The quest to delve deeper into the oral storytelling tradition, led her to the oviyos. "Going by the content, the descriptions of the plants, trees, lifestyle, culture, social and family structure, this is a Goa that we cannot recognise today," she says. The singing of oviyos and other indigenous songs were banned by the erstwhile Portuguese regime in 1684, says Pandit. The culture went underground after that and only resurfaced when Goa was liberated. "We might have lost a lot of the original material along the way," she feels.
This tradition of women singing by the grinding stone is not Goa's alone. It was also common in parts of Karnataka, Maharashtra and Gujarat, says Dr Kurush Dalal, archaeologist and food anthropologist.

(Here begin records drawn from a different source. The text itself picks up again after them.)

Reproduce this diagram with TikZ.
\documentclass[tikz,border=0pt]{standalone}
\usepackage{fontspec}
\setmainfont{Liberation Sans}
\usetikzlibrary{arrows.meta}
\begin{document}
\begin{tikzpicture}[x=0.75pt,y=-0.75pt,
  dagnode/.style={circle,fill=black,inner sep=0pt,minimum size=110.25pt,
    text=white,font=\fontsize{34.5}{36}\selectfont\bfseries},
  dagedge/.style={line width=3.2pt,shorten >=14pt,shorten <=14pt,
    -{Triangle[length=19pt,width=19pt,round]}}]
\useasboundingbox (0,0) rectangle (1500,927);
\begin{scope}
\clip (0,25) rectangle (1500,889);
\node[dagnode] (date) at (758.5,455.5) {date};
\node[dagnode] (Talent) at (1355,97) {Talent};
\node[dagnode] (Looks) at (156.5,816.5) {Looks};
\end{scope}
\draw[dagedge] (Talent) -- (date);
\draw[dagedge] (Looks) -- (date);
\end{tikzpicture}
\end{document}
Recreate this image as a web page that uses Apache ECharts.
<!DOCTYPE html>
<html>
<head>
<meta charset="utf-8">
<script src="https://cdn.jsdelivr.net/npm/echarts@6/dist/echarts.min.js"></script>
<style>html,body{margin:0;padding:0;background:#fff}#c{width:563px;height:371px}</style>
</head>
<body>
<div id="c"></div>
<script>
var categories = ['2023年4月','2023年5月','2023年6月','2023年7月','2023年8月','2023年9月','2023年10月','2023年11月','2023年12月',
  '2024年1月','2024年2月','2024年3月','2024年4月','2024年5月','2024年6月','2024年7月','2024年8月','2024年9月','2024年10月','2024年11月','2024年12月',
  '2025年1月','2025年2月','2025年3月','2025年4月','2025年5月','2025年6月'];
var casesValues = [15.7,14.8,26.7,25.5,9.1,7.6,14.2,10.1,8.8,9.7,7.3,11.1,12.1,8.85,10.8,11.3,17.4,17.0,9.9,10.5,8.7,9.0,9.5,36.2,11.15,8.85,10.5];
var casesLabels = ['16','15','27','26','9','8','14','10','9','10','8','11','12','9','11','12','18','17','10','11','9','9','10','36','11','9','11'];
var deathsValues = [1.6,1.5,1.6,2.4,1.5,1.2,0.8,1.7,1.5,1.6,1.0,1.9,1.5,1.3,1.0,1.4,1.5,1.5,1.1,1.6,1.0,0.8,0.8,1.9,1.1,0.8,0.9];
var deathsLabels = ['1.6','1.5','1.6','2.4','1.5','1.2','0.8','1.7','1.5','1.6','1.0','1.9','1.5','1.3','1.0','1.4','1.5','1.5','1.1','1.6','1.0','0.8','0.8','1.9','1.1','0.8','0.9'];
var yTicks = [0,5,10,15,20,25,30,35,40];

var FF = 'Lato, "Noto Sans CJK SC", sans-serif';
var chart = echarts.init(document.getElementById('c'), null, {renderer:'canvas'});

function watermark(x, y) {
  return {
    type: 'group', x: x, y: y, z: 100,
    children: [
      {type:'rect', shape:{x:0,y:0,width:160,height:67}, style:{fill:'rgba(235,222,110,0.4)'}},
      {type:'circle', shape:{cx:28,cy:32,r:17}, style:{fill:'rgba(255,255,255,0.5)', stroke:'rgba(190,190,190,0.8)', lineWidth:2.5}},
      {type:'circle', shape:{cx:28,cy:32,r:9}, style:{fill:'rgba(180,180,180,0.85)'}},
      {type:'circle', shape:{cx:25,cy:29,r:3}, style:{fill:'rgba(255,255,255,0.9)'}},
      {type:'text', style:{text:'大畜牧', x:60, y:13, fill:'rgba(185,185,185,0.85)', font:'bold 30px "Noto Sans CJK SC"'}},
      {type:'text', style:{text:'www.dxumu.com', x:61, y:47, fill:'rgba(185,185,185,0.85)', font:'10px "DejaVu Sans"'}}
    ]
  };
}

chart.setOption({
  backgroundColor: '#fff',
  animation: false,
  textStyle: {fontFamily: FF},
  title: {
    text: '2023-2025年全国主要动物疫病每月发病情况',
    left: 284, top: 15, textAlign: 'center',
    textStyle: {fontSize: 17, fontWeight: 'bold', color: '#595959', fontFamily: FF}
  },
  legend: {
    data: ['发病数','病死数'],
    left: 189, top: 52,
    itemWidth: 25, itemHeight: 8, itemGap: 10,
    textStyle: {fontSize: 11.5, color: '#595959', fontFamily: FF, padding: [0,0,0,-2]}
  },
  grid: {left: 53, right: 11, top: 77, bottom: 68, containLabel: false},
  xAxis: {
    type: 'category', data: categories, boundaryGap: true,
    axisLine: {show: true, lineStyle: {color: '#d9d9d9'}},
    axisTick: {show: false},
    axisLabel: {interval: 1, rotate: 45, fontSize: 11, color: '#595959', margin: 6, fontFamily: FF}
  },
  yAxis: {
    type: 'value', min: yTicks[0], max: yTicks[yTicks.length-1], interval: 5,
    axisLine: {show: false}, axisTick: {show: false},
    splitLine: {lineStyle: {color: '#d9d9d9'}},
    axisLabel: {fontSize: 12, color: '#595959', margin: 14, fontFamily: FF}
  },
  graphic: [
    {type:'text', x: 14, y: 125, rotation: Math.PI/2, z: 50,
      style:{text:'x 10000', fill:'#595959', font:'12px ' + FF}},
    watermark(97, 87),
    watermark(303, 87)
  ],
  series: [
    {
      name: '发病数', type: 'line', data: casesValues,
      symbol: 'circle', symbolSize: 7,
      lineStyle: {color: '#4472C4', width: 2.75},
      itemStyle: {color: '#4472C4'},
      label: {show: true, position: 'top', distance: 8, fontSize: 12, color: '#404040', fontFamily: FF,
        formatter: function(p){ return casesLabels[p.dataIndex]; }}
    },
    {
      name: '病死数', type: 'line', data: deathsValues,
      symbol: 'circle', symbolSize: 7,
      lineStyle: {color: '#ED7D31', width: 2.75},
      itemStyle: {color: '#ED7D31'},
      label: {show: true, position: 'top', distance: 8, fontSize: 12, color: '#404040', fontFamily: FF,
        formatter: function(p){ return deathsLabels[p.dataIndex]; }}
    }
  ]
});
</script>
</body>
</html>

Food anthropologist and archaeologist Kurush Dalal says that while the "electrical grinders have liberated and emancipated women," they have unfortunately led to the death of this rich musical tradition; (right) Saraswati Dutta Sawant, a storyteller from Goa
In fact, in 1995, social scientists Hema Rairkar and Guy Poitevin, initiated the Grindmill Songs Project (GSP), and travelled the length and breadth of rural Maharashtra and Karnataka, to record grinding-inspired songs, which were known as ovis in these regions. Bernard Bel, an ethnomusicologist who took over this project from the founders, handed over this collection of 1,10,000 songs to the People's Archive of Rural India (PARI) in 2016. With PARI's involvement, the project has been revived, and work is currently on to gather more recordings, videos, transcripts and translations. "These women sing about family relationships, Babasaheb Ambedkar's teachings, farming, change of seasons, religion, pilgrimages to Pandharpur, and stories from the Ramayana, especially about what Sita endured," says Namita Waikar, who is leading the GSP project at PARI. "The most poignant ones are about women's identity in a patriarchal society, about brother and sister born as equals, but treated differently. In the songs, they tenderly express their love for their brother and parents, but also express their right over family land, which they don't get to own," she adds.
Where Maharashtra's grinding songs have feminist stirrings, in Goa, because of the social customs that prevailed, the deliberate act of isolating younger women, produced songs of "lament, distress and longing for maternal love". "One of the storytellers [in her song] said that she had seen her brother for the first time when he was eight years old. Her mother had him after she had left for her in-law's. In another song, a storyteller says that, 'she stops to eat wild berries… for there is never enough food in the house'," says Pandit. Since most of the women in the menstruation age were also restricted from using musical instruments, they'd use kitchen utensils "to provide the percussion," says Pandit. The mussel (mortar and pestle) and the davli maan (the back of the kneading trough) were other common tools used to make music.
Storyteller Shobha Nawathe, who hails from rural Goa, sings oviyos at the grinding stone. Pic courtesy/Tushar Rao
That parts of rural Goa, Karnataka and Maharashtra continue to use the milling stone—although with electrification—means that the oviyos or ovis are still occasionally sung, while grinding. "The older generation prefers to mill nachni, rice, wheat, and other millets on the grinding stone. They say 'the food tastes better'," says Pandit. But, otherwise, these songs, which are passed down from mother to daughter or grandmother to granddaughter, are mostly revisited only during the pre-wedding rituals—haldi and ros ceremonies—of the Hindus and the Christian Gavda community in Quepem, South Goa.
Dalal says that while the "electrical grinders have liberated and emancipated women," they have unfortunately led to the death of this rich musical tradition, "which is an important part of our subaltern literature".
But, the growing interest in oviyos across the western belt of India, has made its creators more aware of their extraordinary talent. Many of them are now passing these songs to their "students". "The storytellers that I met and documented, understand the value of the songs. Some are not literate and yet asked for a copy of the written documentation," says Pandit.
Waikar says that the challenge is to find these women. "We land up at a village and ask for them. If we can reach one of them, word is sent to the others. At first, the women say they can't remember the songs—you see, these are not written down and many of them are not literate or have recently become literate through adult literacy classes. But, if they remember one song and start to sing, the other songs come pouring out from memory." Among those in the audience, are their children and grandchildren, who appear both surprised and moved by this powerful expression of a life once desired.
Song of hope and despair
Storyteller Sarojini Bhiva Gaonkar's oviyo Kinchan bai zaalya or the Evening song, says Heta Pandit, is one of the most haunting renditions she has heard. "This is a song of both hope and despair. It tells us of a time when there were no clocks or mobile phones. You had to tell the time of the day by seeing the shadows on the walls. The song also speaks of waiting for a younger brother when the storyteller knows that no brother will ever come, especially in the evening," she says. "At the end, the storyteller says, 'let the world be a brighter place' and in saying so, she expects the whole world to change just with the lighting of a small oil lamp. But she cannot lift up her head nor arrest the movement of her hands while grinding grain and has to ask someone else to 'light the lamp'. This itself is poignant. She cannot, in effect, change anything on her own. Her life is in someone else's hands."